The old-timey unix way is to use tar (note the link to gnu-tar, Apple tar is weaksauce), something like this:

    $ sudo gtar -cf - /Volumes/backup-buffer | lzop -1c > /Volumes/backup-buffer-frozen/mac-backup-20160126.tar.lzo 

Note the sudo, there’s a lot of broken permissions going on in there. That will need attention at some point. Note also that I’m using lzop to do a little bit of compression. This isn’t strictly necessary, but I thought that lzop could probably keep up with tar, and in tests, I was right. The time lzop needs to compress the data is less than the time tar needs to read it off the disk, so lzop doesn’t slow the process at all. For the record, the multithreaded compression options (`pigz` and `xz -T0`) are slower than single-threaded lzop, even when lzop is compressing more aggressively (I got to about -4 before lzop slowed down the writing). Impressive stuff, lzop.


Note that the data are being read at 219 MB/s and written at 67.3 MB/s. That’s the compression ratio working in our favor (more read, less written). Overall I found that lzop at the least compression was still reducing the output by about 30% (it’s winning on csv’s and sql dump files, and losing on photos, zip, gz, and bz2 files).  It won’t help the job finish any faster (all the data has to be read, after all), but when the bottleneck is reading the data, we’re in good shape.

Ultimately I don’t care about how much space it takes. What I want is a disk I can drop into an external SATA-to-usb3 housing and find a file that I may have otherwise lost. An uncompressed, unarchived result is probably best.  I could have used a double-ended tar:

    $ sudo gtar -cf - . | ( cd /destination/dir ; sudo gtar -xpvf - )

I noticed that tar slowed to a crawl when it hit directories that are all hardlinks. For example, each daily backup has maildirs with thousands of files, but they’re all hardlinks. When tar hit those dirs, it slowed to about 3MB/s. Apple’s ditto had the same slowdown, but it did, at last, finish, in 1247 minutes.

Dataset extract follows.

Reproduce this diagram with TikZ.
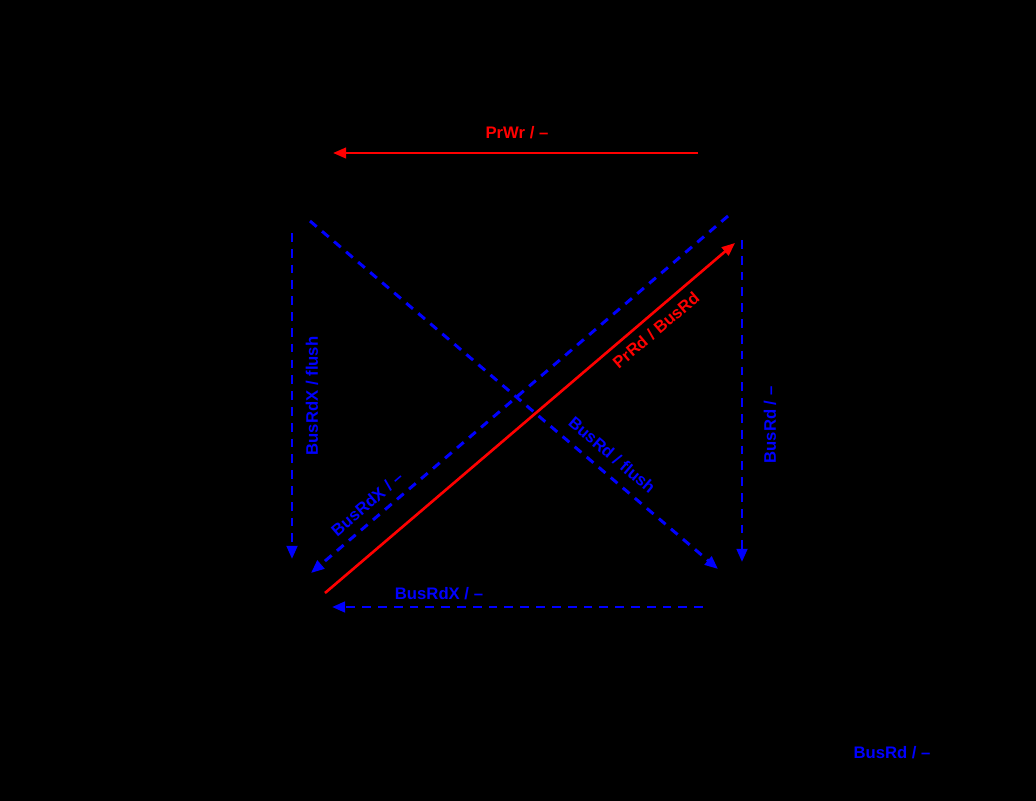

There are other approaches:

  • cat (or dd, which does essentially the same thing) would completely duplicate the disk, including the unused space. Since I’ve got 1.8TB on a 3TB disk, that means it will take almost twice as long as necessary. Furthermore, the resulting copy was not recognized. There are subtleties about whether one is copying the partition or the whole disk, and I couldn’t get it to work.
  • rsync, suggested by many. However, rsync crashed repeatedly with a “filename too long” error. The offending filename wasn’t very long (though the path was, but that shouldn’t be an issue), and anyway, rsync wrote the damn directories! This left me scratching my head.
  • Apple’s asr tool, made for copying disk images. Nope — it fails, complaining about problems with the directory structures. OSX’s disk utility can’t fix this filesystem, it just hangs (all those hard links, again), so we’re done here.
  • One I haven’t tested: first use find to make a list of the files we want, then split the list into pieces, feed the pieces to cpio in copy-pass mode into the destination. This sounds like a good idea, but would disk contention on the target slow it down too much?
  • One I haven’t tested: dar which seems like a good candidate to produce a usable, compressed archive. Nice to be able to extract a file from the archive without opening the whole archive.
  • One I haven’t tested: fast-archiver, which works natively in parallel.